(Entries with chart source code)
────────────────────────────────────────

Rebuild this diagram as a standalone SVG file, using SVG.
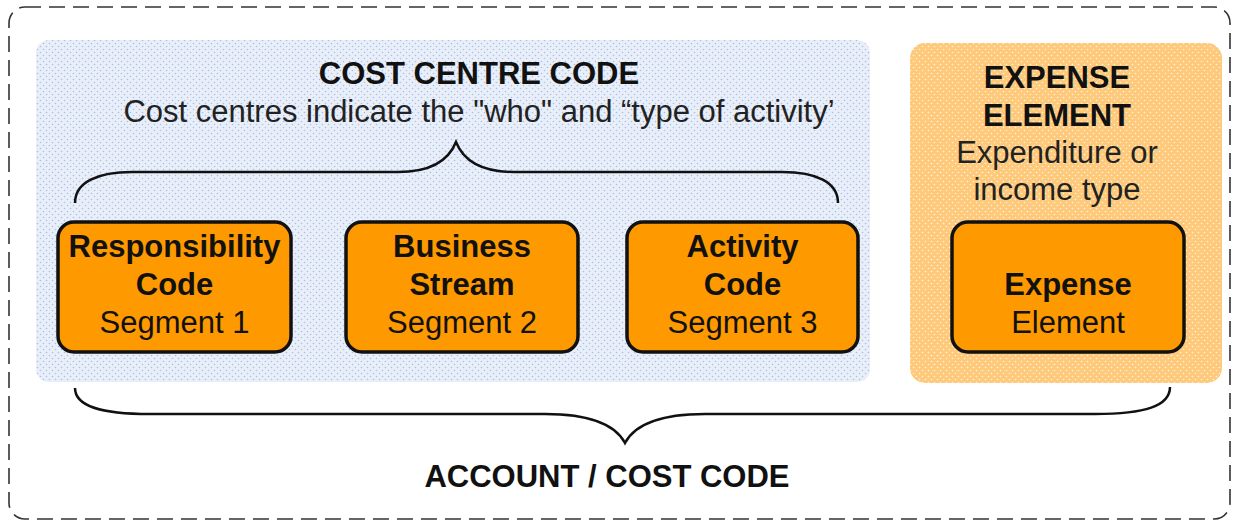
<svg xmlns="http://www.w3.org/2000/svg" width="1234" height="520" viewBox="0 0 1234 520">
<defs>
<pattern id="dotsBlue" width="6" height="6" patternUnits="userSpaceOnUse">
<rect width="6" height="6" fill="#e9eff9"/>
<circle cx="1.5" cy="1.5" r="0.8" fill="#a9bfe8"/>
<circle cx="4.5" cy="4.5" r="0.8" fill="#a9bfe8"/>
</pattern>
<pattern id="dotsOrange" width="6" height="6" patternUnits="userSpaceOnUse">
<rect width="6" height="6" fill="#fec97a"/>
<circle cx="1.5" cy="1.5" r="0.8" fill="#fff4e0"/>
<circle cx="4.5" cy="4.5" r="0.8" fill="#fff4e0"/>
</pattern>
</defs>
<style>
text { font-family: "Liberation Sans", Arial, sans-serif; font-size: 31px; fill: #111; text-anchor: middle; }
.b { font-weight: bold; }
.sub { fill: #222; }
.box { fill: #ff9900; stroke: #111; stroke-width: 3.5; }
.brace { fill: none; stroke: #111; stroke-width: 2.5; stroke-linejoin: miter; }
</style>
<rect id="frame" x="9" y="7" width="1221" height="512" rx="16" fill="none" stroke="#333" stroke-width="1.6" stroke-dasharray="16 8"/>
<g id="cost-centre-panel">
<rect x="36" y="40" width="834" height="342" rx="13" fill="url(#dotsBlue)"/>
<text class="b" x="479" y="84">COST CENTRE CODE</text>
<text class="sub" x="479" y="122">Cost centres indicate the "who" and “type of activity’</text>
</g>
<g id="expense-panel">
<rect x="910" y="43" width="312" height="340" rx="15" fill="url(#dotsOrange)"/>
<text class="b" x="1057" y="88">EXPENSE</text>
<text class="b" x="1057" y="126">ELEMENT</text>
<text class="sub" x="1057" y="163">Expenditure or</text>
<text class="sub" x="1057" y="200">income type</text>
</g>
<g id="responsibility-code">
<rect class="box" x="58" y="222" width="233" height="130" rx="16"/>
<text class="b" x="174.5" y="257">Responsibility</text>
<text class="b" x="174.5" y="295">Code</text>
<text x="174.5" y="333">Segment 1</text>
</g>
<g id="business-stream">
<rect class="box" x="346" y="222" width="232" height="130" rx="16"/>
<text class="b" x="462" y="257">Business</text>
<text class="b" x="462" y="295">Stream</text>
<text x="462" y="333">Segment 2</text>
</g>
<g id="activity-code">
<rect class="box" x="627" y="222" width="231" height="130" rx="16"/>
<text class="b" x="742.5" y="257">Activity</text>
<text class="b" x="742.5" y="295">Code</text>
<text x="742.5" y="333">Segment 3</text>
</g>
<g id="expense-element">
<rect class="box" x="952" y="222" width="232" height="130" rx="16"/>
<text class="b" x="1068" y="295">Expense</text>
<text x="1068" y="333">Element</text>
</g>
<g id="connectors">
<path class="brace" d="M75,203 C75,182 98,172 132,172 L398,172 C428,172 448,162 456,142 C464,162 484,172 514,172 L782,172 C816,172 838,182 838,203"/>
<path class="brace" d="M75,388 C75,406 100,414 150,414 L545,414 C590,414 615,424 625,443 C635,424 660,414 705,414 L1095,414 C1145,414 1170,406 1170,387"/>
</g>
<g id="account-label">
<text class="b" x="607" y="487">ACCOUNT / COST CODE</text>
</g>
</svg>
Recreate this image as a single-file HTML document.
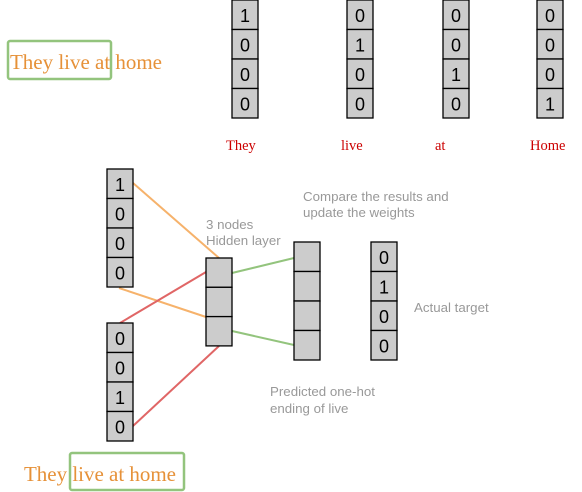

────────────────────────────────────────

**JOB**. Reproduce every line of the material precisely, omitting its pictures.

**EXERCISE SOLUTION**.
Rebuild this diagram as a standalone SVG file, using SVG.
<svg xmlns="http://www.w3.org/2000/svg" width="1234" height="520" viewBox="0 0 1234 520">
<defs>
<pattern id="dotsBlue" width="6" height="6" patternUnits="userSpaceOnUse">
<rect width="6" height="6" fill="#e9eff9"/>
<circle cx="1.5" cy="1.5" r="0.8" fill="#a9bfe8"/>
<circle cx="4.5" cy="4.5" r="0.8" fill="#a9bfe8"/>
</pattern>
<pattern id="dotsOrange" width="6" height="6" patternUnits="userSpaceOnUse">
<rect width="6" height="6" fill="#fec97a"/>
<circle cx="1.5" cy="1.5" r="0.8" fill="#fff4e0"/>
<circle cx="4.5" cy="4.5" r="0.8" fill="#fff4e0"/>
</pattern>
</defs>
<style>
text { font-family: "Liberation Sans", Arial, sans-serif; font-size: 31px; fill: #111; text-anchor: middle; }
.b { font-weight: bold; }
.sub { fill: #222; }
.box { fill: #ff9900; stroke: #111; stroke-width: 3.5; }
.brace { fill: none; stroke: #111; stroke-width: 2.5; stroke-linejoin: miter; }
</style>
<rect id="frame" x="9" y="7" width="1221" height="512" rx="16" fill="none" stroke="#333" stroke-width="1.6" stroke-dasharray="16 8"/>
<g id="cost-centre-panel">
<rect x="36" y="40" width="834" height="342" rx="13" fill="url(#dotsBlue)"/>
<text class="b" x="479" y="84">COST CENTRE CODE</text>
<text class="sub" x="479" y="122">Cost centres indicate the "who" and “type of activity’</text>
</g>
<g id="expense-panel">
<rect x="910" y="43" width="312" height="340" rx="15" fill="url(#dotsOrange)"/>
<text class="b" x="1057" y="88">EXPENSE</text>
<text class="b" x="1057" y="126">ELEMENT</text>
<text class="sub" x="1057" y="163">Expenditure or</text>
<text class="sub" x="1057" y="200">income type</text>
</g>
<g id="responsibility-code">
<rect class="box" x="58" y="222" width="233" height="130" rx="16"/>
<text class="b" x="174.5" y="257">Responsibility</text>
<text class="b" x="174.5" y="295">Code</text>
<text x="174.5" y="333">Segment 1</text>
</g>
<g id="business-stream">
<rect class="box" x="346" y="222" width="232" height="130" rx="16"/>
<text class="b" x="462" y="257">Business</text>
<text class="b" x="462" y="295">Stream</text>
<text x="462" y="333">Segment 2</text>
</g>
<g id="activity-code">
<rect class="box" x="627" y="222" width="231" height="130" rx="16"/>
<text class="b" x="742.5" y="257">Activity</text>
<text class="b" x="742.5" y="295">Code</text>
<text x="742.5" y="333">Segment 3</text>
</g>
<g id="expense-element">
<rect class="box" x="952" y="222" width="232" height="130" rx="16"/>
<text class="b" x="1068" y="295">Expense</text>
<text x="1068" y="333">Element</text>
</g>
<g id="connectors">
<path class="brace" d="M75,203 C75,182 98,172 132,172 L398,172 C428,172 448,162 456,142 C464,162 484,172 514,172 L782,172 C816,172 838,182 838,203"/>
<path class="brace" d="M75,388 C75,406 100,414 150,414 L545,414 C590,414 615,424 625,443 C635,424 660,414 705,414 L1095,414 C1145,414 1170,406 1170,387"/>
</g>
<g id="account-label">
<text class="b" x="607" y="487">ACCOUNT / COST CODE</text>
</g>
</svg>
Recreate this image as a single-file HTML document.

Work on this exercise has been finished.